When I sit down to make up examples of fallacies for quizzes and tests, I try to make them fairly obvious. Since the course I teach fallacies in is an introductory one, the idea is for the students to recognize a systematic argument problem, even if they may not run into one so obvious. But then again, I'm often wrong about that. Peggy Noonan, of Bush = Superman fame ("For a moment I though of earnest Clark Kent moving, at the moment of maximum danger, to shed his suit, tear open his shirt and reveal the big "S" on his chest."), forgets who was president on 11 September 2001. She writes:
Back to the Christmas gathering. There was no grousing about John McCain, and considerable grousing about the Bush administration, but it was almost always followed by one sentence, and this is more or less what it was: "But he kept us safe." In the seven years since 9/11, there were no further attacks on American soil. This is an argument that's been around for a while but is newly re-emerging as the final argument for Mr. Bush: the one big thing he had to do after 9/11, the single thing he absolutely had to do, was keep it from happening again. And so far he has. It is unknown, and perhaps can't be known, whether this was fully due to the government's efforts, or the luck of the draw, or a combination of luck and effort. And it not only can't be fully known by the public, it can hardly be fully known by the players at all levels of government. They can't know, for instance, of a potential terrorist cell that didn't come together because of their efforts.
But the meme will likely linger. There's a rough justice with the American people. If a president presides over prosperity, whether he had anything to do with it or not, he gets the credit. If he has a recession, he gets the blame. The same with war, and terrorist attacks. We have not been attacked since 9/11. Someone—someones—did something right.
Someone may point out that the second paragraph is in the voice of the American people. But that's just a pundit's trick; put the claim in the minds of the American people, and it's no longer really you talking, it's the American people. That tactic, I think, ought to be illegal. Besides, in Noonan's formulation, it's just contradictory. George W. Bush was President on 9/11. Shouldn't the American people blame him for that? Rough justice. Doesn't the Wall Street Journal employ editors?

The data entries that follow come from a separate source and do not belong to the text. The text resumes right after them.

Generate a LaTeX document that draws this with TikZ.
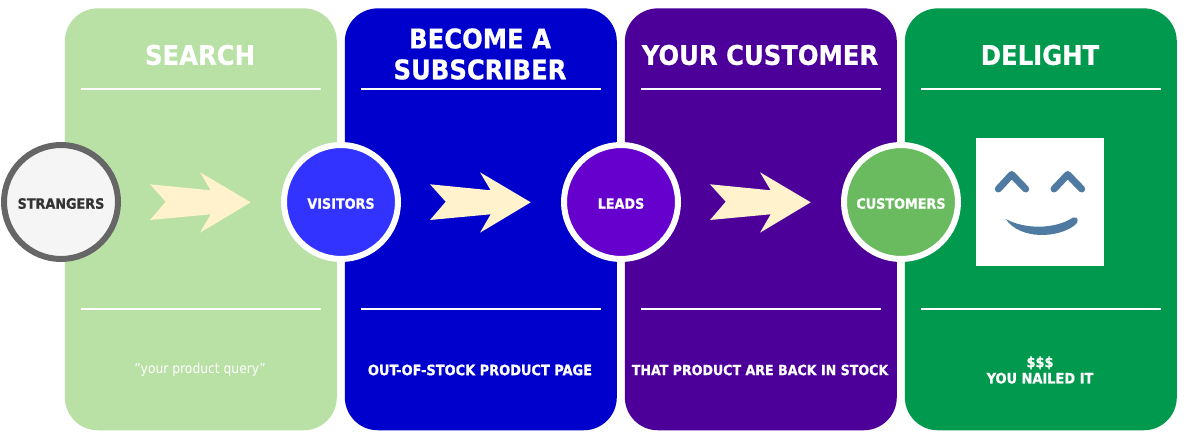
\documentclass[tikz,border=0pt]{standalone}
\usepackage{xcolor}
\usepackage{fontspec}
\setmainfont[BoldFeatures={FakeBold=0.7}]{DejaVu Sans Condensed}
\usepackage{tikz}
\usetikzlibrary{positioning}

\definecolor{searchgreen}{HTML}{B9E0A5}
\definecolor{subblue}{HTML}{0000CC}
\definecolor{custpurple}{HTML}{4C0099}
\definecolor{delightgreen}{HTML}{00994D}
\definecolor{arrowcream}{HTML}{FFF2CC}
\definecolor{smileblue}{HTML}{4F7BA3}
\definecolor{visitorblue}{HTML}{3333FF}
\definecolor{leadviolet}{HTML}{6600CC}
\definecolor{custgreen}{HTML}{6ABB5F}

\tikzset{
  panel/.style={anchor=north west, minimum width=5.44cm, minimum height=8.44cm, rounded corners=0.66cm, inner sep=0pt},
  heading/.style={text=white, font=\bfseries\fontsize{15.4}{17.6}\selectfont, align=center},
  caption/.style={text=white, font=\bfseries\fontsize{8.2}{9.2}\selectfont, align=center},
  stage/.style={circle, minimum size=2.28cm, inner sep=0pt, line width=0.12cm, draw=white, text=white, text height=0.27cm, text depth=0pt, font=\bfseries\fontsize{8.1}{9}\selectfont},
  divider/.style={white, line width=0.04cm},
  eyeline/.style={smileblue, line width=0.14cm, line cap=round, line join=round},
}
\newcommand{\fatarrow}[1]{%
  \fill[arrowcream, shift={(#1,0)}] (150,184.3) -- (210.7,190.3) -- (200,172.3) -- (250.7,202.3) -- (200,232.7) -- (210.7,214.3) -- (150,220) -- (165.7,201.7) -- cycle;}

\begin{document}
\begin{tikzpicture}[x=0.02cm, y=-0.02cm]
\useasboundingbox (0,0) rectangle (1184,438);
% panels
\node[panel, fill=searchgreen] (search) at (64.5,8) {};
\node[panel, fill=subblue] (subscriber) at (344.5,8) {};
\node[panel, fill=custpurple] (customer) at (624.5,8) {};
\node[panel, fill=delightgreen] (delight) at (904.5,8) {};
% headings
\node[heading] (searchtitle) at (200,55) {SEARCH};
\node[heading] (subtitle) at (480,54) {BECOME A\\SUBSCRIBER};
\node[heading] (custtitle) at (760,55) {YOUR CUSTOMER};
\node[heading] (delighttitle) at (1040,55) {DELIGHT};
% dividers
\draw[divider] (81,89.5) -- (321,89.5);
\draw[divider] (361,89.5) -- (601,89.5);
\draw[divider] (641,89.5) -- (881,89.5);
\draw[divider] (921,89.5) -- (1161,89.5);
\draw[divider] (81,309.5) -- (321,309.5);
\draw[divider] (361,309.5) -- (601,309.5);
\draw[divider] (641,309.5) -- (881,309.5);
\draw[divider] (921,309.5) -- (1161,309.5);
% arrows
\fatarrow{0}
\fatarrow{280}
\fatarrow{560}
% circles
\node[stage, fill=white!96!black, draw=black!60, text=black!80] (strangers) at (61,202) {STRANGERS};
\node[stage, fill=visitorblue] (visitors) at (341,202) {VISITORS};
\node[stage, fill=leadviolet] (leads) at (621,202) {LEADS};
\node[stage, fill=custgreen] (customers) at (901,202) {CUSTOMERS};
% smiley
\node[anchor=north west, fill=white, minimum size=2.56cm, inner sep=0pt] (face) at (976,138) {};
\draw[eyeline] (998.3,189) -- (1011.7,174.5) -- (1025.7,189);
\draw[eyeline] (1054,189) -- (1067.7,174.5) -- (1081.7,189);
\fill[smileblue] (1005.7,219) .. controls (1025,229.5) and (1055,229.5) .. (1073,217.5) .. controls (1078,216) and (1079.5,222) .. (1075,225) .. controls (1058,238.5) and (1020,240) .. (1005.7,219) -- cycle;
% captions
\node[caption, font=\fontsize{7.8}{9.2}\selectfont] (searchtext) at (200,370) {\symbol{34}your product query\symbol{34}};
\node[caption] (subtext) at (480,370) {OUT-OF-STOCK PRODUCT PAGE};
\node[caption, font=\bfseries\fontsize{8}{9.2}\selectfont] (custtext) at (760,370) {THAT PRODUCT ARE BACK IN STOCK};
\node[caption] (delighttext) at (1040,370) {\$\$\$\\YOU NAILED IT};
\end{tikzpicture}
\end{document}
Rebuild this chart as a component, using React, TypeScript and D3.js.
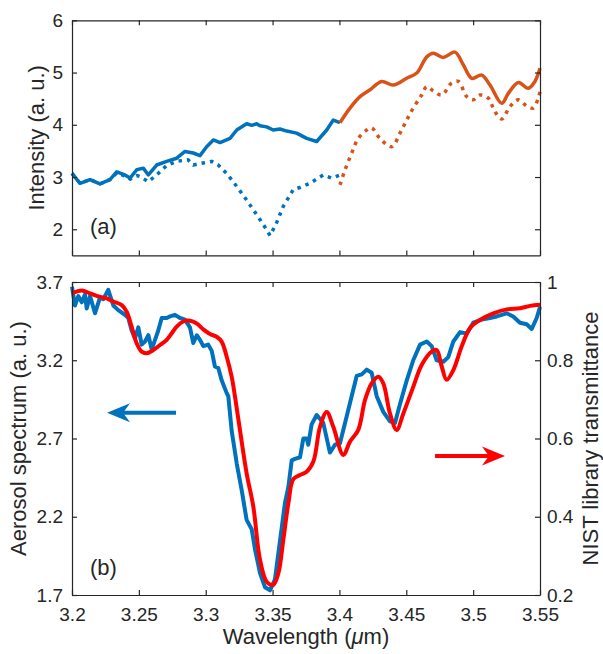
import React, { useEffect, useRef } from 'react';
import * as d3 from 'd3';

// ---- data (wavelength in um, value) ----
const topBlueSolid: [number, number][] = [
  [3.2, 3.07], [3.206, 2.88], [3.2135, 2.95], [3.2209, 2.87], [3.2284, 2.95], [3.2334, 3.1],
  [3.2396, 3.04], [3.2434, 2.98], [3.2484, 3.14], [3.2533, 3.17], [3.2571, 3.04], [3.2633, 3.23],
  [3.2708, 3.3], [3.2783, 3.36], [3.2845, 3.49], [3.2907, 3.46], [3.2957, 3.41], [3.3007, 3.58],
  [3.3057, 3.71], [3.3107, 3.66], [3.3182, 3.74], [3.3232, 3.9], [3.3306, 4.02], [3.3345, 3.99],
  [3.3381, 4.02], [3.3406, 3.98], [3.3456, 3.96], [3.3505, 3.9], [3.3555, 3.92], [3.3606, 3.88],
  [3.368, 3.84], [3.3755, 3.74], [3.383, 3.68], [3.3905, 3.9], [3.3954, 4.09], [3.4004, 4.04],
];

const topBlueDotted: [number, number][] = [
  [3.2, 3.07], [3.206, 2.88], [3.2135, 2.95], [3.2209, 2.87], [3.2284, 2.95], [3.2334, 3.08],
  [3.2396, 3.02], [3.2434, 2.96], [3.2484, 3.03], [3.2509, 3.01], [3.2571, 2.91], [3.2633, 3.04],
  [3.2708, 3.22], [3.2783, 3.3], [3.2868, 3.33], [3.2907, 3.23], [3.2982, 3.27], [3.3045, 3.3],
  [3.3094, 3.23], [3.3157, 3.07], [3.3232, 2.82], [3.3306, 2.56], [3.3381, 2.28], [3.3456, 1.99],
  [3.3481, 1.88], [3.3526, 2.1], [3.358, 2.44], [3.3618, 2.6], [3.3655, 2.76], [3.3705, 2.8],
  [3.378, 2.88], [3.3879, 3.04], [3.3942, 2.98], [3.4004, 3.04],
];

const topOrangeSolid: [number, number][] = [
  [3.4004, 4.04], [3.4079, 4.32], [3.4154, 4.54], [3.4229, 4.67], [3.4316, 4.83], [3.4403, 4.76],
  [3.4503, 4.89], [3.4578, 4.99], [3.4653, 5.3], [3.4702, 5.37], [3.4777, 5.29], [3.4864, 5.39],
  [3.4926, 5.15], [3.4989, 4.89], [3.5064, 4.95], [3.5126, 4.76], [3.5214, 4.41], [3.5263, 4.6],
  [3.5338, 4.81], [3.5412, 4.7], [3.5462, 4.83], [3.55, 5.08],
];

const topOrangeDotted: [number, number][] = [
  [3.4004, 2.85], [3.4042, 3.14], [3.4092, 3.46], [3.4141, 3.74], [3.4204, 3.9], [3.4241, 3.94],
  [3.4303, 3.74], [3.4391, 3.58], [3.4453, 3.84], [3.4503, 4.09], [3.4552, 4.32], [3.4615, 4.57],
  [3.4653, 4.73], [3.4702, 4.65], [3.4765, 4.57], [3.4839, 4.8], [3.4889, 4.83], [3.4952, 4.54],
  [3.5001, 4.48], [3.5051, 4.57], [3.5113, 4.51], [3.5163, 4.25], [3.5214, 4.11], [3.5276, 4.35],
  [3.5338, 4.48], [3.54, 4.36], [3.545, 4.32], [3.5487, 4.51], [3.55, 4.63],
];

const aerosol: [number, number][] = [
  [3.2, 3.67], [3.2022, 3.55], [3.2047, 3.61], [3.2073, 3.57], [3.2097, 3.62], [3.211, 3.53],
  [3.2135, 3.61], [3.2172, 3.5], [3.2209, 3.6], [3.2234, 3.59], [3.2271, 3.65], [3.2309, 3.55],
  [3.2346, 3.52], [3.2396, 3.49], [3.2421, 3.47], [3.2446, 3.39], [3.2471, 3.34], [3.2496, 3.41],
  [3.2521, 3.3], [3.2546, 3.32], [3.2571, 3.36], [3.2596, 3.27], [3.2621, 3.33], [3.2645, 3.39],
  [3.2671, 3.47], [3.2708, 3.47], [3.2733, 3.48], [3.277, 3.49], [3.2808, 3.47], [3.2845, 3.46],
  [3.2882, 3.41], [3.2907, 3.31], [3.2933, 3.36], [3.2957, 3.33], [3.2982, 3.29], [3.3019, 3.3],
  [3.3045, 3.26], [3.3069, 3.16], [3.3094, 3.15], [3.312, 3.07], [3.3157, 2.99], [3.3169, 2.97],
  [3.3194, 2.75], [3.3232, 2.54], [3.3269, 2.37], [3.3306, 2.18], [3.3344, 2.12], [3.3369, 1.99],
  [3.3406, 1.84], [3.3443, 1.75], [3.3481, 1.73], [3.3518, 1.8], [3.3556, 2.05], [3.3593, 2.29],
  [3.3618, 2.39], [3.3643, 2.56], [3.3668, 2.57], [3.3705, 2.58], [3.373, 2.7], [3.3755, 2.7],
  [3.3767, 2.66], [3.3792, 2.79], [3.383, 2.85], [3.3879, 2.8], [3.3929, 2.61], [3.3967, 2.66],
  [3.4004, 2.67], [3.4054, 2.84], [3.4129, 3.1], [3.4167, 3.11], [3.4204, 3.14], [3.4241, 3.12],
  [3.4279, 2.97], [3.4328, 2.87], [3.4378, 2.81], [3.4416, 2.8], [3.4453, 2.92], [3.4503, 3.07],
  [3.4552, 3.2], [3.4603, 3.3], [3.4653, 3.32], [3.469, 3.29], [3.4727, 3.2], [3.4777, 3.19],
  [3.4814, 3.22], [3.4852, 3.32], [3.4902, 3.38], [3.4952, 3.37], [3.5001, 3.44], [3.5064, 3.46],
  [3.5126, 3.47], [3.5176, 3.48], [3.5251, 3.5], [3.53, 3.48], [3.535, 3.44], [3.54, 3.43],
  [3.5438, 3.4], [3.5475, 3.47], [3.55, 3.54],
];

const nist: [number, number][] = [
  [3.2, 0.971], [3.2073, 0.978], [3.2135, 0.971], [3.2209, 0.962], [3.226, 0.958], [3.2309, 0.95],
  [3.2372, 0.941], [3.2409, 0.924], [3.2446, 0.886], [3.2484, 0.843], [3.2521, 0.822], [3.2559, 0.818],
  [3.2608, 0.826], [3.2658, 0.839], [3.2708, 0.852], [3.2746, 0.869], [3.2783, 0.886], [3.2832, 0.899],
  [3.2882, 0.901], [3.2933, 0.894], [3.2982, 0.879], [3.3032, 0.867], [3.3082, 0.86], [3.312, 0.847],
  [3.3157, 0.809], [3.3194, 0.758], [3.3219, 0.707], [3.3256, 0.622], [3.3306, 0.511], [3.3356, 0.426],
  [3.3406, 0.29], [3.3456, 0.234], [3.3505, 0.226], [3.3543, 0.255], [3.358, 0.34], [3.3618, 0.434],
  [3.3655, 0.496], [3.3705, 0.507], [3.3755, 0.515], [3.3805, 0.541], [3.3855, 0.63], [3.3905, 0.668],
  [3.3954, 0.63], [3.4029, 0.558], [3.4079, 0.592], [3.4141, 0.622], [3.4191, 0.698], [3.4241, 0.741],
  [3.4291, 0.758], [3.4328, 0.741], [3.4378, 0.664], [3.4428, 0.622], [3.4478, 0.664], [3.4552, 0.732],
  [3.4615, 0.788], [3.469, 0.822], [3.4727, 0.826], [3.4765, 0.784], [3.4802, 0.75], [3.4852, 0.775],
  [3.4914, 0.835], [3.4976, 0.882], [3.5051, 0.903], [3.5151, 0.92], [3.5251, 0.93], [3.535, 0.933],
  [3.5425, 0.939], [3.55, 0.942],
];

const xTicks = [3.2, 3.25, 3.3, 3.35, 3.4, 3.45, 3.5, 3.55];
const xTickLabels = ['3.2', '3.25', '3.3', '3.35', '3.4', '3.45', '3.5', '3.55'];
const topTicks = [2, 3, 4, 5, 6];
const leftTicks = [1.7, 2.2, 2.7, 3.2, 3.7];
const rightTicks = [0.2, 0.4, 0.6, 0.8, 1];

const BLUE = '#0072BD';
const ORANGE = '#D95319';
const RED = '#FF0000';
const INK = '#262626';
const FONT = '"Liberation Sans", Arial, sans-serif';

const App = () => {
  const svgRef = useRef<SVGSVGElement>(null);

  useEffect(() => {
    const svg = d3.select(svgRef.current);
    svg.selectAll('*').remove();

    const L = 72, R = 540;
    const aTop = 20.3, aBot = 255.4;
    const bTop = 282, bBot = 595;

    const x = d3.scaleLinear().domain([3.2, 3.55]).range([L, R]);
    const yA = d3.scaleLinear().domain([1.5, 6]).range([aBot, aTop]);
    const yB = d3.scaleLinear().domain([1.7, 3.7]).range([bBot, bTop]);
    const yR = d3.scaleLinear().domain([0.2, 1]).range([bBot, bTop]);

    const styleAxis = (g: any, labels = true) => {
      g.select('.domain').attr('stroke', INK).attr('stroke-width', 1.2);
      g.selectAll('.tick line').attr('stroke', INK).attr('stroke-width', 1.2);
      g.selectAll('.tick text').attr('fill', INK).attr('font-size', 19).attr('font-family', FONT);
      if (!labels) g.selectAll('.tick text').remove();
    };

    // ---- panel (a) ----
    const lineA = d3.line<[number, number]>().x(d => x(d[0])).y(d => yA(d[1]));
    const lineASmooth = d3.line<[number, number]>().x(d => x(d[0])).y(d => yA(d[1])).curve(d3.curveCatmullRom);
    const drawA = (data: [number, number][], color: string, dotted: boolean, smooth: boolean) => {
      svg.append('path').datum(data)
        .attr('fill', 'none').attr('stroke', color).attr('stroke-width', 3.5)
        .attr('stroke-linejoin', 'round')
        .attr('stroke-dasharray', dotted ? '3.5,5' : null)
        .attr('d', smooth ? lineASmooth : lineA);
    };
    drawA(topBlueDotted, BLUE, true, false);
    drawA(topOrangeDotted, ORANGE, true, true);
    drawA(topBlueSolid, BLUE, false, false);
    drawA(topOrangeSolid, ORANGE, false, true);

    styleAxis(svg.append('g').attr('transform', `translate(0,${aBot})`)
      .call(d3.axisBottom(x).tickValues(xTicks).tickSizeInner(-5).tickSizeOuter(0)), false);
    styleAxis(svg.append('g').attr('transform', `translate(0,${aTop})`)
      .call(d3.axisTop(x).tickValues(xTicks).tickSizeInner(-5).tickSizeOuter(0)), false);
    styleAxis(svg.append('g').attr('transform', `translate(${L},0)`)
      .call(d3.axisLeft(yA).tickValues(topTicks).tickSizeInner(-5).tickSizeOuter(0).tickPadding(9).tickFormat(d3.format('d'))));
    styleAxis(svg.append('g').attr('transform', `translate(${R},0)`)
      .call(d3.axisRight(yA).tickValues(topTicks).tickSizeInner(-5).tickSizeOuter(0)), false);

    svg.append('text')
      .attr('transform', `translate(44,${(aTop + aBot) / 2}) rotate(-90)`)
      .attr('text-anchor', 'middle').attr('font-size', 22).attr('font-family', FONT).attr('fill', INK)
      .text('Intensity (a. u.)');
    svg.append('text').attr('x', 90).attr('y', 234)
      .attr('font-size', 22).attr('font-family', FONT).attr('fill', INK).text('(a)');

    // ---- panel (b) ----
    const lineB = d3.line<[number, number]>().x(d => x(d[0])).y(d => yB(d[1]));
    const lineR = d3.line<[number, number]>().x(d => x(d[0])).y(d => yR(d[1])).curve(d3.curveCatmullRom);

    svg.append('path').datum(aerosol)
      .attr('fill', 'none').attr('stroke', BLUE).attr('stroke-width', 4)
      .attr('stroke-linejoin', 'round').attr('d', lineB);
    svg.append('path').datum(nist)
      .attr('fill', 'none').attr('stroke', RED).attr('stroke-width', 4)
      .attr('stroke-linejoin', 'round').attr('d', lineR);

    styleAxis(svg.append('g').attr('transform', `translate(0,${bBot})`)
      .call(d3.axisBottom(x).tickValues(xTicks).tickSizeInner(-5).tickSizeOuter(0).tickPadding(13)
        .tickFormat((_d, i) => xTickLabels[i])));
    styleAxis(svg.append('g').attr('transform', `translate(0,${bTop})`)
      .call(d3.axisTop(x).tickValues(xTicks).tickSizeInner(-5).tickSizeOuter(0)), false);
    styleAxis(svg.append('g').attr('transform', `translate(${L},0)`)
      .call(d3.axisLeft(yB).tickValues(leftTicks).tickSizeInner(-5).tickSizeOuter(0).tickPadding(9).tickFormat(d3.format('.1f'))));
    styleAxis(svg.append('g').attr('transform', `translate(${R},0)`)
      .call(d3.axisRight(yR).tickValues(rightTicks).tickSizeInner(-5).tickSizeOuter(0).tickPadding(7)
        .tickFormat(d => (d === 1 ? '1' : d3.format('.1f')(d as number)))));

    svg.append('text')
      .attr('transform', `translate(26,${(bTop + bBot) / 2}) rotate(-90)`)
      .attr('text-anchor', 'middle').attr('font-size', 22).attr('font-family', FONT).attr('fill', INK)
      .text('Aerosol spectrum (a. u.)');
    svg.append('text')
      .attr('transform', `translate(598,${(bTop + bBot) / 2}) rotate(-90)`)
      .attr('text-anchor', 'middle').attr('font-size', 22).attr('font-family', FONT).attr('fill', INK)
      .text('NIST library transmittance');
    svg.append('text').attr('x', 90).attr('y', 575)
      .attr('font-size', 22).attr('font-family', FONT).attr('fill', INK).text('(b)');

    const xl = svg.append('text')
      .attr('x', (L + R) / 2).attr('y', 644)
      .attr('text-anchor', 'middle').attr('font-size', 22).attr('font-family', FONT).attr('fill', INK);
    xl.append('tspan').text('Wavelength (');
    xl.append('tspan').attr('font-style', 'italic').text('\u03bc');
    xl.append('tspan').text('m)');

    // ---- direction arrows ----
    const arrow = (x0: number, x1: number, yv: number, color: string) => {
      const px0 = x(x0), px1 = x(x1);
      const dir = Math.sign(px1 - px0);
      const back = px1 - dir * 23, notch = px1 - dir * 16;
      svg.append('line')
        .attr('x1', px0).attr('x2', notch).attr('y1', yv).attr('y2', yv)
        .attr('stroke', color).attr('stroke-width', 4);
      svg.append('path')
        .attr('d', `M${px1},${yv}L${back},${yv - 9.5}L${notch},${yv}L${back},${yv + 9.5}Z`)
        .attr('fill', color);
    };
    arrow(3.2778, 3.2262, yB(2.864), BLUE);
    arrow(3.4715, 3.5238, yR(0.555), RED);
  }, []);

  return (
    <svg ref={svgRef} width={603} height={654}
      style={{ position: 'absolute', left: 0, top: 0, background: '#fff' }} />
  );
};

export default App;
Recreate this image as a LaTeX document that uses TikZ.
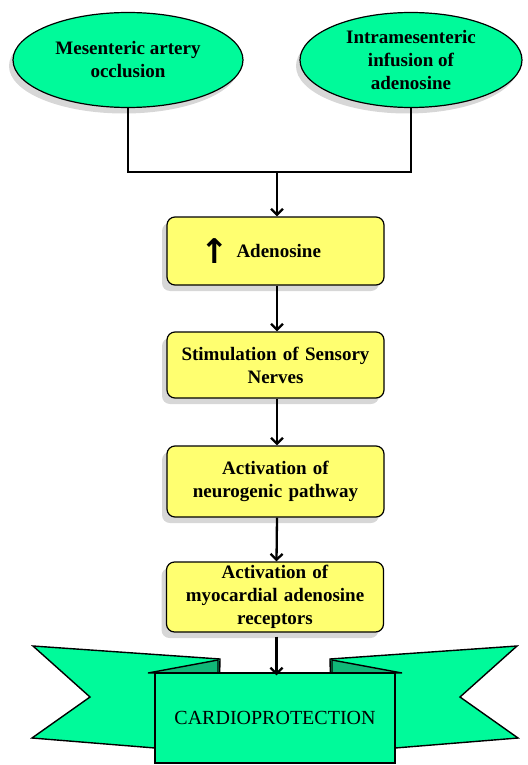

Back to the point. Noonan makes the not-too-controversial assertion that no one can really know whether or not our efforts in the war on terror have been successful. To that I would add two things, by the way. First, she should mention that it might be the case that nothing was planned in the United States, and that our reaction–the wars in Iraq and Afghanistan–was the objective. Second, we have been attacked everywhere but here. So it's false that we haven't been attacked. We have, just not here. Alright, now back to the point.
With the standard set up of the argument from ignorance–no one knows one way or the other–she then, in the voice of the American people, a fallacy loving people apparently, draws the conclusion that the Bush administration has done something right, something to protect us. If a really rich woman at a Christmas party full of Republicans is going to speak for the American people as a whole, can she please not make them sound so dumb?